Q: What position do both the Food and Drug Administration and Medicare take on molecular imaging? Has this improved recently? Will it get better in the future?

A: The FDA is struggling to know how to evaluate these molecular therapies as well as molecular imaging agents. There is a meeting this month at the FDA to talk about molecular imaging, focusing primarily on PET imaging. The discussion will include how molecular imaging agents are initially evaluated in patients and then how those agents are approved by the FDA. The FDA is seriously looking into the development of molecular imaging agents and the changes needed to be made to facilitate the evaluation of these new agents.

Medicare is going to be receptive to using molecular imaging probes once they are shown to be not only safe and effective but also to have clinical applicability by providing information that is equal, if not better, than that from other techniques that are now available.

Q: Is one of the goals of molecular imaging to have noninvasive in vivo imaging as an alternative to biopsies and pathology slides?

A: Absolutely. I think that molecular imaging is going to provide noninvasive information equivalent to a biopsy. As these molecular imaging agents get developed, they will be more sensitive and specific than what we have now and compete with biopsies and tissues samples. In the future, we will have these molecular probes that will tell us by the images the information [we need] about the tissue. We won't need to do nearly the number of procedures that we do now to characterize what is actually going on.

Q: What milestones have already been obtained in molecular imaging?

A: I think one was the radiolabeling of glucose to develop F-18 fluorodeoxyglucose.
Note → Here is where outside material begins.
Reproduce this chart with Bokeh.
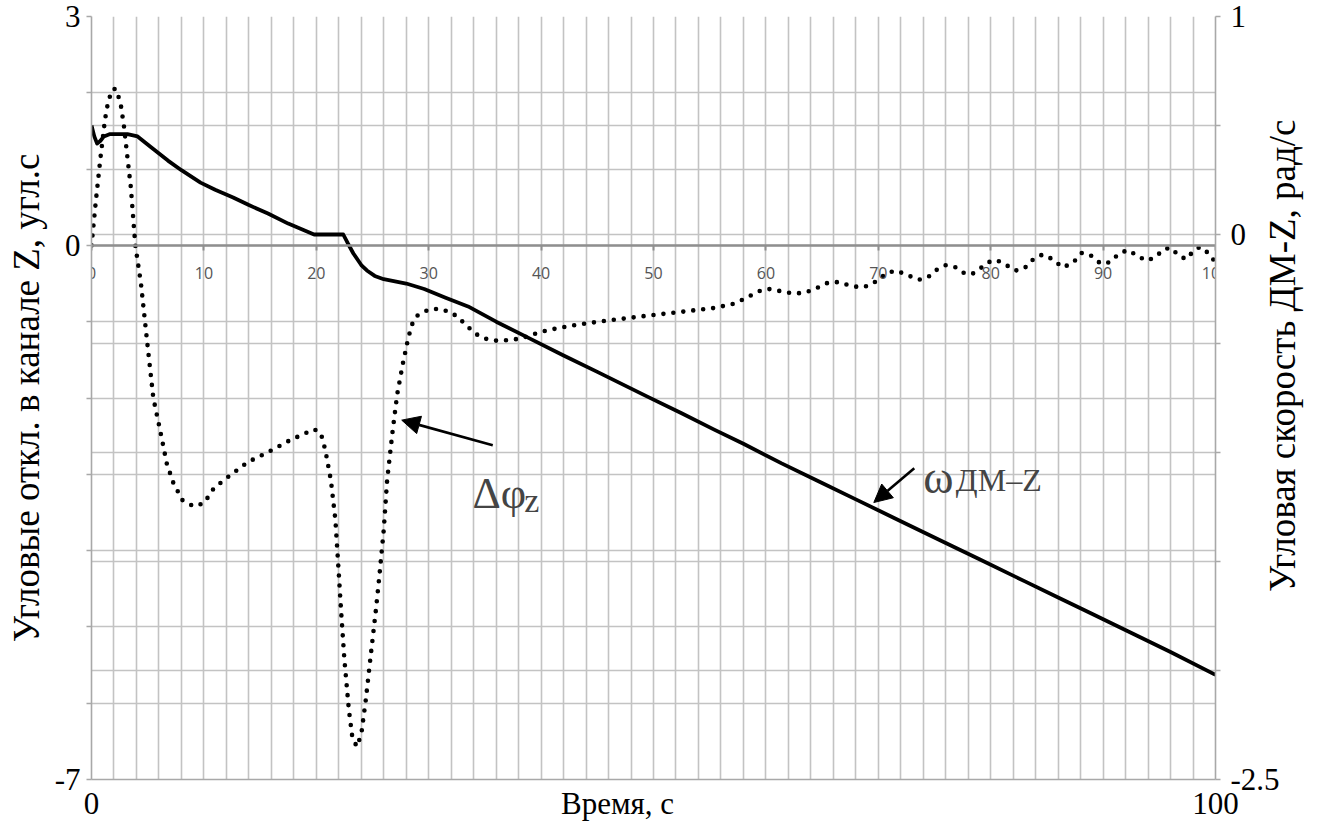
import math
from bokeh.plotting import figure
from bokeh.models import (Range1d, LinearAxis, FixedTicker, Grid, Label,
                          Arrow, NormalHead)
from bokeh.embed import file_html
from bokeh.resources import INLINE

# ---------------- data ----------------
# Δφz (left axis, угл.с) -- dotted
phi_t = [0, 0.4, 0.8, 1.2, 1.5, 1.9, 2.2, 2.6, 2.9, 3.2, 3.5, 3.9, 4.4, 5.0, 5.5, 6.1, 6.7,
         7.3, 8.1, 9.1, 10.0, 10.9, 12.1, 13.9, 15.7, 17.7, 19.8, 20.4, 20.8, 21.3, 21.7,
         22.0, 22.2, 22.5, 22.9, 23.2, 23.6, 24.0, 24.4, 24.8, 25.3, 25.6, 26.0, 26.3, 26.8,
         27.2, 27.7, 28.2, 28.6, 29.0, 30.0, 31.0, 32.0, 32.6, 33.5, 34.4, 35.2, 36.1, 37.2,
         38.2, 39.4, 40.6, 42.8, 45.1, 47.3, 49.5, 52.5, 55.4, 57.0, 57.8, 58.6, 59.4, 60.2,
         61.0, 61.6, 62.5, 63.5, 64.5, 65.5, 66.5, 67.5, 68.5, 69.3, 70.0, 70.8, 71.6, 72.6,
         73.6, 74.4, 75.2, 76.0, 76.8, 77.6, 78.3, 79.0, 79.8, 80.5, 81.3, 82.2, 83.0, 83.8,
         84.6, 85.5, 86.4, 87.3, 88.1, 88.8, 89.8, 90.6, 91.4, 92.2, 93.0, 93.8, 94.6, 95.4,
         96.0, 96.8, 97.4, 98.0, 98.6, 99.2, 100.0]
phi_v = [0.0, 0.6, 1.15, 1.65, 1.9, 2.05, 2.05, 1.85, 1.55, 1.15, 0.76, 0.0, -0.5, -1.33,
         -2.0, -2.42, -2.86, -3.12, -3.34, -3.42, -3.38, -3.18, -3.04, -2.84, -2.71, -2.55,
         -2.41, -2.46, -2.68, -3.08, -3.6, -4.3, -4.78, -5.43, -6.09, -6.44, -6.57, -6.41,
         -5.96, -5.43, -4.78, -4.35, -3.73, -3.08, -2.42, -1.95, -1.55, -1.2, -1.0, -0.92,
         -0.84, -0.83, -0.88, -0.94, -1.07, -1.18, -1.23, -1.25, -1.24, -1.22, -1.16, -1.11,
         -1.05, -1.0, -0.96, -0.92, -0.87, -0.82, -0.77, -0.72, -0.66, -0.6, -0.57, -0.59,
         -0.61, -0.63, -0.62, -0.56, -0.49, -0.48, -0.53, -0.55, -0.52, -0.45, -0.36, -0.33,
         -0.39, -0.45, -0.42, -0.32, -0.26, -0.28, -0.36, -0.38, -0.31, -0.22, -0.19, -0.25,
         -0.33, -0.3, -0.18, -0.12, -0.18, -0.29, -0.23, -0.1, -0.12, -0.24, -0.22, -0.11,
         -0.06, -0.13, -0.2, -0.16, -0.05, -0.03, -0.14, -0.18, -0.08, -0.02, -0.08, -0.22]

# ω ДМ-Z (right axis, рад/с) -- solid
om_t = [0, 0.25, 0.5, 0.8, 1.1, 1.6, 2.2, 3.2, 4.1, 5.3, 6.8, 8.0, 9.7, 11.0, 12.6, 14.0,
        15.7, 17.5, 19.8, 22.4, 22.8, 23.3, 24.0, 24.5, 25.2, 26.0, 27.0, 28.0, 29.6, 31.5,
        33.5, 36.0, 39.1, 42.0, 45.0, 49.5, 52.5, 55.4, 58.0, 61.4, 65.0, 68.0, 72.0, 76.0,
        79.0, 83.0, 86.0, 89.0, 92.8, 96.0, 100.0]
om_v = [0.50, 0.45, 0.417, 0.43, 0.45, 0.46, 0.46, 0.46, 0.45, 0.40, 0.339, 0.295, 0.238,
        0.205, 0.17, 0.135, 0.096, 0.05, 0.0, 0.0, -0.04, -0.087, -0.14, -0.165, -0.19,
        -0.205, -0.215, -0.225, -0.25, -0.29, -0.33, -0.40, -0.48, -0.555, -0.63, -0.745,
        -0.82, -0.895, -0.96, -1.05, -1.14, -1.215, -1.315, -1.415, -1.49, -1.59, -1.665,
        -1.74, -1.835, -1.915, -2.02]

left_ticks = list(range(-7, 4))
left_labels = {"3": "3", "0": "0", "-7": "-7"}
right_ticks = [-2.5, -2.0, -1.5, -1.0, -0.5, 0.0, 0.5, 1.0]
right_labels = {"1": "1", "0": "0", "-2.5": "-2.5"}
x_grid_ticks = list(range(0, 101, 2))
zero_axis_ticks = list(range(0, 101, 10))
x_title = "Время, с"
x_title_pos = 46.8
bottom_ticks = [0, x_title_pos, 100]
bottom_labels = {0: "0", x_title_pos: x_title, 100: "100"}
left_title = "Угловые откл. в канале Z, угл.с"
right_title = "Угловая скорость ДМ-Z, рад/с"
right_title_start = -1.64   # (right-axis units) where the rotated title begins

SERIF = "Liberation Serif"
GRID = "#c3c3c3"
AXIS = "#a8a8a8"

p = figure(width=1328, height=823, x_range=Range1d(0, 100), y_range=Range1d(-7, 3),
           output_backend="svg", toolbar_location=None,
           min_border_left=91, min_border_right=113, min_border_top=16, min_border_bottom=43,
           x_axis_location=None, y_axis_location=None)
p.outline_line_color = None
p.background_fill_color = "white"
p.border_fill_color = "white"
p.extra_y_ranges = {"right": Range1d(-2.5, 1)}

# grids
p.xgrid.ticker = FixedTicker(ticks=x_grid_ticks)
p.ygrid.ticker = FixedTicker(ticks=left_ticks)
for g in (p.xgrid, p.ygrid):
    g.grid_line_color = GRID
    g.grid_line_width = 1.6
rgrid = Grid(dimension=1, ticker=FixedTicker(ticks=right_ticks), y_range_name="right",
             grid_line_color=GRID, grid_line_width=1.6)
p.add_layout(rgrid)

# axes
def style_axis(ax, size="31px"):
    ax.axis_line_color = AXIS
    ax.axis_line_width = 1.6
    ax.major_tick_line_color = AXIS
    ax.major_tick_line_width = 1.4
    ax.minor_tick_line_color = None
    ax.major_label_text_font = SERIF
    ax.major_label_text_font_size = size
    ax.major_label_text_color = "black"
    ax.axis_label_text_font = SERIF
    ax.axis_label_text_font_size = "37px"
    ax.axis_label_text_font_style = "normal"
    ax.axis_label_text_color = "black"

left_ax = LinearAxis(ticker=FixedTicker(ticks=left_ticks), axis_label=left_title)
left_ax.major_label_overrides = {t: left_labels.get(str(t), "") for t in left_ticks}
style_axis(left_ax)
left_ax.major_tick_out = 5
left_ax.major_tick_in = 0
left_ax.major_label_standoff = 6
left_ax.axis_label_standoff = 5
p.add_layout(left_ax, "left")

right_ax = LinearAxis(y_range_name="right", ticker=FixedTicker(ticks=right_ticks))
right_ax.major_label_overrides = {t: right_labels.get(("%g" % t), "") for t in right_ticks}
style_axis(right_ax)
right_ax.major_tick_out = 5
right_ax.major_tick_in = 0
right_ax.major_label_standoff = 10
p.add_layout(right_ax, "right")

# right-hand title, drawn as a rotated label of an extra (invisible) axis
rt_ax = LinearAxis(y_range_name="right", ticker=FixedTicker(ticks=[right_title_start]))
rt_ax.major_label_overrides = {right_title_start: right_title}
rt_ax.axis_line_color = None
rt_ax.major_tick_line_color = None
rt_ax.minor_tick_line_color = None
rt_ax.major_tick_in = 0
rt_ax.major_tick_out = 0
rt_ax.major_label_orientation = math.pi / 2
rt_ax.major_label_standoff = 0
rt_ax.major_label_text_font = SERIF
rt_ax.major_label_text_font_size = "37px"
rt_ax.major_label_text_color = "black"
p.add_layout(rt_ax, "right")

bottom_ax = LinearAxis(ticker=FixedTicker(ticks=bottom_ticks))
bottom_ax.major_label_overrides = bottom_labels
style_axis(bottom_ax, size="31px")
bottom_ax.major_tick_out = 0
bottom_ax.major_tick_in = 0
bottom_ax.major_label_standoff = 6
p.add_layout(bottom_ax, "below")

# zero axis of the left chart (grey, small sans labels below the line)
zero_ax = LinearAxis(ticker=FixedTicker(ticks=zero_axis_ticks), fixed_location=0)
zero_ax.axis_line_color = "#8f8f8f"
zero_ax.axis_line_width = 2.6
zero_ax.major_tick_line_color = "#8f8f8f"
zero_ax.major_tick_line_width = 2
zero_ax.major_tick_in = 5
zero_ax.major_tick_out = 0
zero_ax.minor_tick_line_color = None
zero_ax.major_label_standoff = -34
zero_ax.major_label_text_font = "Open Sans"
zero_ax.major_label_text_font_size = "16px"
zero_ax.major_label_text_color = "#555555"
p.add_layout(zero_ax, "above")

# series
p.line(om_t, om_v, y_range_name="right", line_color="black", line_width=3.8,
       line_join="round")
p.line(phi_t, phi_v, line_color="black", line_width=4.6, line_dash="0 10",
       line_cap="round")

# annotations
p.add_layout(Arrow(end=NormalHead(size=18, fill_color="black", line_color="black"),
                   x_start=35.7, y_start=-2.62, x_end=27.6, y_end=-2.29,
                   line_color="black", line_width=2.6))
p.add_layout(Arrow(end=NormalHead(size=18, fill_color="black", line_color="black"),
                   x_start=73.2, y_start=-2.92, x_end=69.6, y_end=-3.37,
                   line_color="black", line_width=2.6))

p.add_layout(Label(x=33.9, y=-3.25, text="Δφ", text_font=SERIF, text_font_size="44px",
                   text_baseline="alphabetic", text_align="left"))
p.add_layout(Label(x=38.5, y=-3.34, text="z", text_font=SERIF, text_font_size="34px",
                   text_baseline="alphabetic", text_align="left"))
p.add_layout(Label(x=74.0, y=-3.04, text="ω", text_font=SERIF, text_font_size="46px",
                   text_baseline="alphabetic", text_align="left"))
p.add_layout(Label(x=76.9, y=-3.08, text="ДМ–Z", text_font=SERIF, text_font_size="32px",
                   text_baseline="alphabetic", text_align="left"))

open("out.html", "w").write(file_html(p, INLINE))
That is the major molecular agent in use today and it's being used in 700,000 to 800,000 patients this year.

A second outstanding development for molecular imaging has been the combination of PET/CT to give better diagnostic information, more sensitive, more specific information than we have had in the past.

Q: What is needed to push molecular imaging to obtain these future goals?

A: What we need are probes that will provide greater specificity. We need the molecular biologists to provide us specific probes that will tell us not only if this is cancer but the type of cancer, as well as probes that will tell us that this molecular therapy is going to the tumor and the molecular therapy will be effective.

Q: What is patient care going to be like in the future with molecular imaging?

A: Many biomarkers will be developed for screening from blood samples. When a patient has a biomarker that is abnormal, then there will be a molecular agent that will be administered to see why that biomarker is abnormal - where is the abnormality in the body that causes the biomarker to be in the patient's blood. That will very likely be the precursor for the treatment. We may get to the point where we don't even need to know where it is, but I certainly think that imaging will play a role for a long time to determine the location of the abnormalities and will help guide the therapies.

Q: For a child born 10 years from now, how will his healthcare differ from a child born today?

A: It's going to be a lot different. We are going to be able to diagnose diseases much earlier by evaluating the genome. From a sample of tissue, we will have a good idea what diseases the child is likely to develop. For example, sickle cell disease, cystic fibrosis and some of the other genetic diseases that now lead to the early demise of the patient will be detected and treated effectively at an early age. I think in the next 10 to 20 years there will be "maps" that will be able to determine if a child has some of these serious genetic diseases. Furthermore, there will be genomic patterns that will tell us the therapies that will be effective and not effective. Individualizing therapy in the future will be possible by knowing the genome of the patient.